On November 7 Cogen called a one-day strike of New York's teachers, their first ever. An estimated 15,000 teachers refused to report for work, and the school superintendent, John J. Theobald (1904–1985), formally suspended 4,600 teachers he identified as strikers. That the strike was illegal according to the provisions of the state's Condon-Wadlin Act had not deterred Cogen, who insisted that the administration would not fire ten to twenty thousand teachers, especially when teachers were in short supply. Although, the strike was called off after one day on the advice of other local AFL-CIO unions with whom Cogen's UFT was affiliated, subsequent negotiations won for teachers the right to a collective bargaining election in which the UFT was victorious. In addition, the union was allowed to have dues payments automatically deducted from paychecks. Progress was also made in securing duty-free lunch periods for elementary school teachers and sick pay for substitutes. The administration's suspensions of teachers were cancelled after the settlement was finalized.

===The strike of 1962===

In the spring of 1962, contract talks between the city and the teachers' union broke down, leading to another walkout. The issue was money with the union demanding salary increases totaling $53 million and the city offering only $28 million (equivalent to a raise of $700/yr. if the increase was applied to all teachers across the board). The strike vote was close: 2,544 in favor; 2,231 opposed. The walkout of 20,000 teachers on April 11 was effective, however, completely shutting 26 buildings, and seriously disrupting classes at virtually all locations. School administrators quickly invoked the Condon-Wadlin Act, obtaining a court injunction that ordered teachers back to work. After meeting with union officials, Cogen announced that teachers “would comply with the slave labor injunction.” Throughout his career, Cogen made it plain that he regarded laws forbidding strikes by public employees to be unconstitutional.
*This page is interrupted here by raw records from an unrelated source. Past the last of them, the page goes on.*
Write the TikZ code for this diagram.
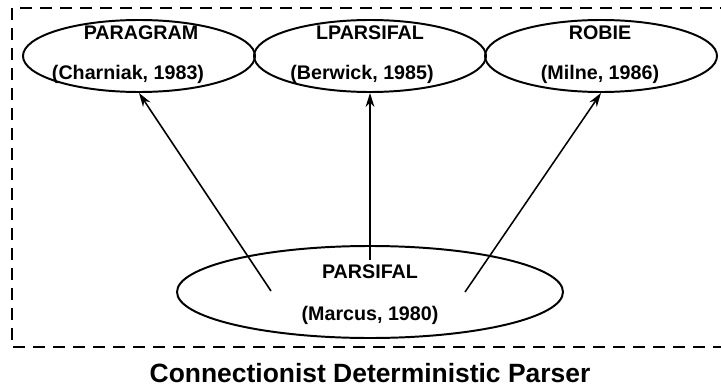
\documentclass[tikz,border=0pt]{standalone}
\usepackage{fontspec}
\setsansfont{Liberation Sans}
\usetikzlibrary{arrows.meta,shapes.geometric}

\begin{document}
\begin{tikzpicture}[x=0.25mm,y=-0.25mm,
  parser/.style={ellipse,draw,line width=1.4pt,inner sep=0pt,minimum width=58mm,minimum height=18mm},
  lbl/.style={font=\sffamily\bfseries\fontsize{14}{16}\selectfont,anchor=base,inner sep=0pt},
  link/.style={-{Stealth[length=3.5mm,width=2.2mm]},line width=1.1pt}]
\useasboundingbox (0,0) rectangle (721,390);
\draw[line width=1.1pt,dash pattern=on 3mm off 2mm] (12,8) rectangle (723,347);
\node[parser] (paragram) at (139,56) {};
\node[parser] (lparsifal) at (370,56) {};
\node[parser] (robie) at (601,56) {};
\node[parser,minimum width=96.5mm,minimum height=23mm] (parsifal) at (370,292) {};
\node[lbl] (paragram-name) at (141,40) {PARAGRAM};
\node[lbl] (paragram-ref) at (128,80) {(Charniak, 1983)};
\node[lbl] (lparsifal-name) at (370,40) {LPARSIFAL};
\node[lbl] (lparsifal-ref) at (362,80) {(Berwick, 1985)};
\node[lbl] (robie-name) at (600,40) {ROBIE};
\node[lbl] (robie-ref) at (600,80) {(Milne, 1986)};
\node[lbl] (parsifal-name) at (370,278) {PARSIFAL};
\node[lbl] (parsifal-ref) at (370,320) {(Marcus, 1980)};
\coordinate (from-left) at (271,291);
\coordinate (from-mid) at (370,260);
\coordinate (from-right) at (465,292);
\draw[link] (from-left) -- (paragram.south);
\draw[link] (from-mid) -- (lparsifal.south);
\draw[link] (from-right) -- (robie.south);
\node[font=\sffamily\bfseries\fontsize{18.8}{22}\selectfont,anchor=base] (caption) at (370,382) {Connectionist Deterministic Parser};
\end{tikzpicture}
\end{document}
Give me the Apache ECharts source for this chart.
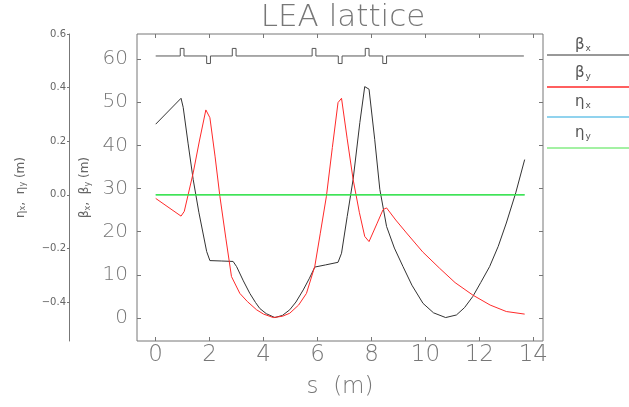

On April 13, New York City mayor Robert F. Wagner Jr. (1910–1991) and New York State governor Nelson Rockefeller (1908–1979) announced an agreement that would provide an additional $13 million for New York City Schools, allowing increased funding for teacher salaries. The final agreement established a new teacher pay scale of $5,300 - $9,970, and also provided teachers with a grievance procedure that allowed settlement through binding arbitration.

===Crisis of 1963===

Negotiations between the teachers' union and the school board during spring 1963 were aimed at reaching agreement on a new contract in the fall. Cogen was insistent that the teachers be offered a significant pay increase. He was open to the idea of a multi-year contract but demanded that teachers receive a pay increase in the first year. Administration, led by new superintendent Calvin E. Gross (1920–1987), was intent on opening schools on time and preventing a strike. Gross announced that he would enforce the law by invoking Condon-Wadlin if necessary. Cogen vowed to defy any injunction this time, conducting a strike from prison if it came to that. The union initially asked for salary increases totaling $56 million spread over three years. Administration, after first arguing that no funds were available, settled on an offer of $15 million as part of a two-year contract with the salary increase paid in the second year. This was unacceptable to Cogen, whose position was supported overwhelmingly by a delegate vote of 1,500–17. The union risked paying a high price for its defiance. New York State Commissioner of Education James E. Allen Jr. (1911–1971) supported Supt. Gross by threatening to cancel the licenses of striking teachers. In addition, the union did not have a strike fund at its disposal to withstand a lengthy walkout. Furthermore, there were some who questioned the ethical conduct of striking teachers who were, in effect, providing students with a lesson in law breaking. Cogen responded by arguing that, “Civic courage and idealism should be taught by those who practice it."

On September 8, the day before the scheduled teacher walkout (which coincided with the start of the school year), an agreement was announced. A mediation panel appointed by Mayor Wagner had reached a settlement with the teachers' union. The agreement called for a two-year contract with raises totaling over $20 million. Teachers would see part of the increase in their April paychecks. For most teachers, the raise would amount to approximately $580. Several non-economic accomplishments were among the most popular presented to the teachers by Cogen: an improved grievance procedure, the right to hold union meetings in schools, a requirement that school principals give teachers notice of any complaint, and the right of teachers to be accompanied by counsel at hearings.

===AFT president===
In 1964, American Federation of Teacher (AFT) president Carl J. Megel (1900–1992) announced his retirement. Megel, in office since 1952, had been the union's first full-time president. During this period, membership had tripled from 39,000 to 109,000. In a closely contested election, Cogen defeated Gary, Indiana, teacher union leader Charles O. Smith Jr. by a vote of 1,023–993. Smith was Megel's choice, but Cogen had several advantages: greater name recognition, a stronger reputation for militancy, and a unified caucus supporting his candidacy. In the end, this was enough to overcome some members' fears that Cogen's election would mean organizational domination by New York. Cogen's presidency, which lasted until 1968, saw a continuation of AFT's growth as the union conducted many successful organizing drives throughout the country.

==Later years==
After retirement, Cogen continued to serve as an advisor to other union leaders, and was a board member on the Jewish Labor Committee, the Americans for Democratic Action, and the U.S. National Commission for UNESCO. In 1991, Cogen moved to Washington, D.C., where his son Edward resided. Even in his last years, Cogen retained an active interest in public affairs, publicizing causes which he continued to champion, hoping to spur others to action. Standing 5 feet 2 inches, and possessed of a naturally mild manner, Cogen's union militancy may have seemed incongruous to many who were used to viewing teachers as docile civil servants. Cogen's legacy was to overturn this preconception and contribute to a new understanding of educators as professionals whose subservience could no longer be taken for granted by society.